Located at the southwestern end of Bridge Street, on the north side of Wick Bridge (LB42297), Bridge Street Church is a prominent building in the centre of Wick. This street was the main road through the town until the Wick Harbour Bridge was constructed. The 1st edition Ordnance Survey map shows the spire was also used as a triangulation point. It is still a conspicuous and distinguished feature of the Wick townscape, visible from the surrounding streets and a landmark as you approach the town centre from the south. The immediate street setting of the building retains much of its mid-19th century historic character.

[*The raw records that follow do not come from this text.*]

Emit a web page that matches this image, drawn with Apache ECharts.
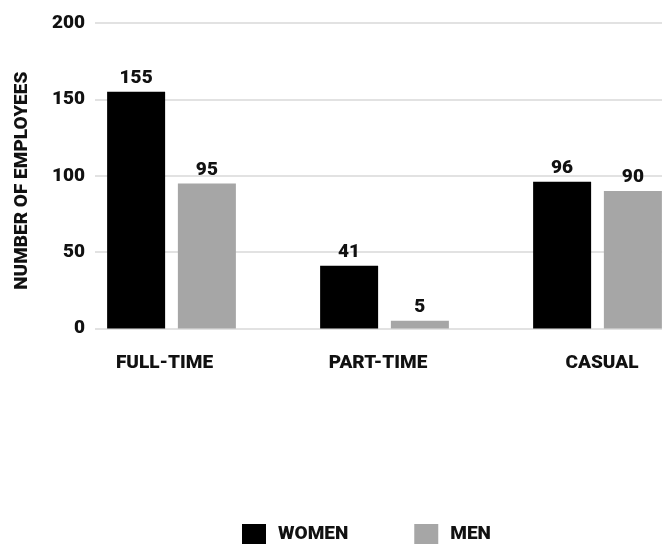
<!DOCTYPE html>
<html>
<head>
<meta charset="utf-8">
<script src="https://cdn.jsdelivr.net/npm/echarts@6/dist/echarts.min.js"></script>
<style>
html,body{margin:0;padding:0;background:#fff;}
#c{width:670px;height:544px;}
</style>
</head>
<body>
<div id="c"></div>
<script>
var categories = ['FULL-TIME', 'PART-TIME', 'CASUAL'];
var women = [155, 41, 96];
var men = [95, 5, 90];
var seriesNames = ['WOMEN', 'MEN'];
var yTicks = { min: 0, max: 200, interval: 50 };
var yAxisTitle = 'NUMBER OF EMPLOYEES';

var FONT = 'Roboto, "Noto Sans", sans-serif';
var chart = echarts.init(document.getElementById('c'), null, { renderer: 'canvas' });
var txt = { fontFamily: FONT, fontWeight: 900, fontSize: 19, color: '#111' };

// small horizontal nudges of the category labels (padding: [top, right, bottom, left])
var catLabelPad = [[0, 14, 0, 0], [0, 13, 0, 0], [0, 0, 0, 9]];

chart.setOption({
  animation: false,
  backgroundColor: '#fff',
  grid: [
    { left: 65, width: 639, top: 23, height: 305.5, containLabel: false, outerBoundsMode: 'none' },
    { left: 95, right: 8, top: 23, height: 305.5, containLabel: false, outerBoundsMode: 'none' }
  ],
  legend: {
    data: seriesNames,
    left: 242,
    bottom: 0,
    padding: 0,
    itemWidth: 24,
    itemHeight: 20,
    itemGap: 66,
    icon: 'rect',
    textStyle: Object.assign({}, txt, { padding: [6, 0, 0, 7] })
  },
  xAxis: [
    {
      type: 'category', gridIndex: 0,
      data: categories.map(function (c, i) { return { value: c, textStyle: { padding: catLabelPad[i] } }; }),
      axisLine: { show: false }, axisTick: { show: false },
      axisLabel: Object.assign({}, txt, { margin: 25 })
    },
    { type: 'category', gridIndex: 1, data: categories, show: false }
  ],
  yAxis: [
    {
      type: 'value', gridIndex: 0, min: yTicks.min, max: yTicks.max, interval: yTicks.interval,
      show: false
    },
    {
      type: 'value', gridIndex: 1, min: yTicks.min, max: yTicks.max, interval: yTicks.interval,
      axisLine: { show: false }, axisTick: { show: false },
      axisLabel: Object.assign({}, txt, { margin: 10 }),
      splitLine: { lineStyle: { color: '#d9d9d9', width: 1.5 } },
      name: yAxisTitle,
      nameLocation: 'middle',
      nameGap: 63,
      nameTextStyle: Object.assign({}, txt, { padding: [0, 10, 0, 0] })
    }
  ],
  series: [
    {
      name: seriesNames[0], type: 'bar', xAxisIndex: 0, yAxisIndex: 0,
      data: women, barWidth: 58, barGap: '22%',
      itemStyle: { color: '#000000' },
      label: Object.assign({ show: true, position: 'top', distance: 4 }, txt)
    },
    {
      name: seriesNames[1], type: 'bar', xAxisIndex: 0, yAxisIndex: 0,
      data: men, barWidth: 58, barGap: '22%',
      itemStyle: { color: '#a6a6a6' },
      label: Object.assign({ show: true, position: 'top', distance: 4 }, txt)
    }
  ]
});
</script>
</body>
</html>
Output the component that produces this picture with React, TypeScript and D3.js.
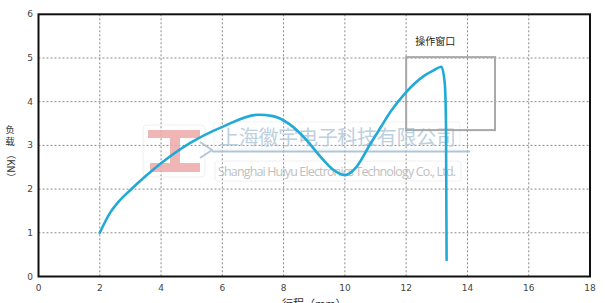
import React, { useEffect, useRef } from "react";
import * as d3 from "d3";

const strokeX = [2, 2.33, 2.6, 3, 3.5, 4, 4.94, 6.02, 7.16, 7.65, 8.2, 8.75, 9.18, 9.61, 10.0, 10.38, 10.82, 11.2, 11.5, 12.0, 12.56, 12.88, 13.15, 13.26, 13.3, 13.32];
const loadY = [1.0, 1.45, 1.7, 1.98, 2.3, 2.59, 3.05, 3.43, 3.7, 3.67, 3.48, 3.12, 2.76, 2.45, 2.32, 2.51, 3.02, 3.45, 3.78, 4.22, 4.58, 4.71, 4.8, 4.42, 3.5, 0.38];
const xTicks = [0, 2, 4, 6, 8, 10, 12, 14, 16, 18];
const yTicks = [0, 1, 2, 3, 4, 5, 6];
const windowBox = { x0: 12, x1: 14.9, y0: 3.35, y1: 5.02 };
const windowLabel = "操作窗口";
const yTitleChars = ["负", "载"];
const yTitleUnit = "（KN）";
const xTitle = "行程（mm）";
const wmCn = "上海徽宇电子科技有限公司";
const wmEn = "Shanghai Huiyu Electronics Technology Co., Ltd.";

export default function App() {
  const ref = useRef<SVGSVGElement>(null);
  useEffect(() => {
    const svg = d3.select(ref.current);
    svg.selectAll("*").remove();
    const L = 38.5, R = 590, T = 14.3, B = 276.5;
    const x = d3.scaleLinear().domain([0, 18]).range([L, R]);
    const y = d3.scaleLinear().domain([0, 6]).range([B, T]);
    const font = "'Noto Sans CJK SC', 'Noto Sans', sans-serif";

    svg.append("rect").attr("width", 605).attr("height", 303).attr("fill", "#fff");

    const g = svg.append("g");
    xTicks.slice(1, -1).forEach(t => {
      g.append("line").attr("x1", x(t)).attr("x2", x(t)).attr("y1", T).attr("y2", B)
        .attr("stroke", "#8a8a8a").attr("stroke-width", 1).attr("stroke-dasharray", "2,2");
    });
    yTicks.slice(1, -1).forEach(t => {
      g.append("line").attr("x1", L).attr("x2", R).attr("y1", y(t)).attr("y2", y(t))
        .attr("stroke", "#8a8a8a").attr("stroke-width", 1).attr("stroke-dasharray", "2,2");
    });

    // watermark
    const wm = svg.append("g").attr("opacity", 0.85);
    wm.append("rect").attr("x", 143).attr("y", 125).attr("width", 62).attr("height", 52).attr("rx", 4)
      .attr("fill", "none").attr("stroke", "#eee").attr("stroke-width", 1);
    wm.append("rect").attr("x", 148).attr("y", 130).attr("width", 52).attr("height", 8).attr("fill", "#eeaaaa");
    wm.append("rect").attr("x", 170).attr("y", 137).attr("width", 10).attr("height", 28).attr("fill", "#eeaaaa");
    wm.append("rect").attr("x", 150).attr("y", 163).attr("width", 50).attr("height", 9).attr("fill", "#eeaaaa");
    wm.append("path").attr("d", "M200,142 L212,150 L200,158").attr("fill", "none").attr("stroke", "#a9bfcf").attr("stroke-width", 2);
    wm.append("rect").attr("x", 214).attr("y", 122).attr("width", 246).attr("height", 27).attr("rx", 3)
      .attr("fill", "none").attr("stroke", "#eef2f5").attr("stroke-width", 1);
    wm.append("text").attr("x", 219).attr("y", 145).attr("font-size", 20).attr("font-family", font)
      .attr("fill", "#b2c8d8").attr("textLength", 237).text(wmCn);
    wm.append("line").attr("x1", 212).attr("x2", 470).attr("y1", 151.5).attr("y2", 151.5)
      .attr("stroke", "#a3bccf").attr("stroke-width", 2);
    wm.append("rect").attr("x", 215).attr("y", 161).attr("width", 246).attr("height", 20).attr("rx", 3)
      .attr("fill", "none").attr("stroke", "#eeeeee").attr("stroke-width", 1);
    wm.append("text").attr("x", 218).attr("y", 176).attr("font-size", 12.5).attr("font-family", "'Open Sans', sans-serif")
      .attr("fill", "#b5b5b5").attr("textLength", 238).text(wmEn);

    // operation window
    svg.append("rect").attr("x", x(windowBox.x0)).attr("y", y(windowBox.y1))
      .attr("width", x(windowBox.x1) - x(windowBox.x0)).attr("height", y(windowBox.y0) - y(windowBox.y1))
      .attr("fill", "none").attr("stroke", "#a8a8a8").attr("stroke-width", 2);
    svg.append("text").attr("x", x(12.95)).attr("y", 45).attr("text-anchor", "middle")
      .attr("font-size", 10).attr("font-family", font).attr("fill", "#222").text(windowLabel);

    // curve
    const pts = strokeX.map((v, i) => [v, loadY[i]] as [number, number]);
    const line = d3.line<[number, number]>().x(d => x(d[0])).y(d => y(d[1])).curve(d3.curveMonotoneX);
    svg.append("path").attr("d", line(pts)).attr("fill", "none").attr("stroke", "#22aad6")
      .attr("stroke-width", 2.6).attr("stroke-linecap", "round").attr("stroke-linejoin", "round");

    // frame
    svg.append("rect").attr("x", L).attr("y", T).attr("width", R - L).attr("height", B - T)
      .attr("fill", "none").attr("stroke", "#111").attr("stroke-width", 2);

    xTicks.forEach(t => {
      svg.append("text").attr("x", x(t)).attr("y", 291).attr("text-anchor", "middle")
        .attr("font-size", 9).attr("font-family", "'DejaVu Sans', sans-serif").attr("fill", "#444").text(t);
    });
    yTicks.forEach(t => {
      svg.append("text").attr("x", 30).attr("y", y(t) + 3).attr("text-anchor", "middle")
        .attr("font-size", 9).attr("font-family", "'DejaVu Sans', sans-serif").attr("fill", "#444").text(t);
    });

    yTitleChars.forEach((c, i) => {
      svg.append("text").attr("x", 10).attr("y", 133 + i * 12).attr("text-anchor", "middle")
        .attr("font-size", 9.5).attr("font-family", font).attr("fill", "#333").text(c);
    });
    svg.append("text").attr("transform", "translate(6.5,166) rotate(90)").attr("text-anchor", "middle")
      .attr("font-size", 10).attr("font-family", font).attr("fill", "#333").text(yTitleUnit);

    svg.append("text").attr("x", x(9)).attr("y", 308).attr("text-anchor", "middle")
      .attr("font-size", 11).attr("font-family", font).attr("fill", "#333").text(xTitle);
  }, []);
  return (
    <svg ref={ref} width={605} height={303} style={{ position: "absolute", left: 0, top: 0 }} />
  );
}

The wider streetscape setting has not altered significantly from around the early 20th century (as shown on the 2nd edition Ordnance Survey map). Bridge Street Church forms part of an historic streetscape that ranges in date from around 1830 to 1930 opposite the classical town hall of 1826-8 and the contemporary Italian Renaissance-style Sheriff Court of 1862-6 (Gifford, p.142). Bridge Street currently has six category B-listed buildings in total including the Town Hall (LB42299) and Wick Sheriff Court (LB42300).

Regional variations

There are no known regional variations.

Close Historical Associations

There are no known associations with a person or event of national importance at present (2018).

The Reverend Dr William Barclay, Professor of New Testament Greek at Glasgow University was baptised in Bridge Street Church in January 1908. He became one of the most famous biblical scholars of the 20th century.

The connection of the architect, William Johnstone Gray, to Wick is not known. The rest of his work was completed in Berwickshire, Midlothian and Roxburghshire.

Statutory address and listed building record revised in 2018. Previously listed as 'Bridge Street. Bridge Street Parish Church'.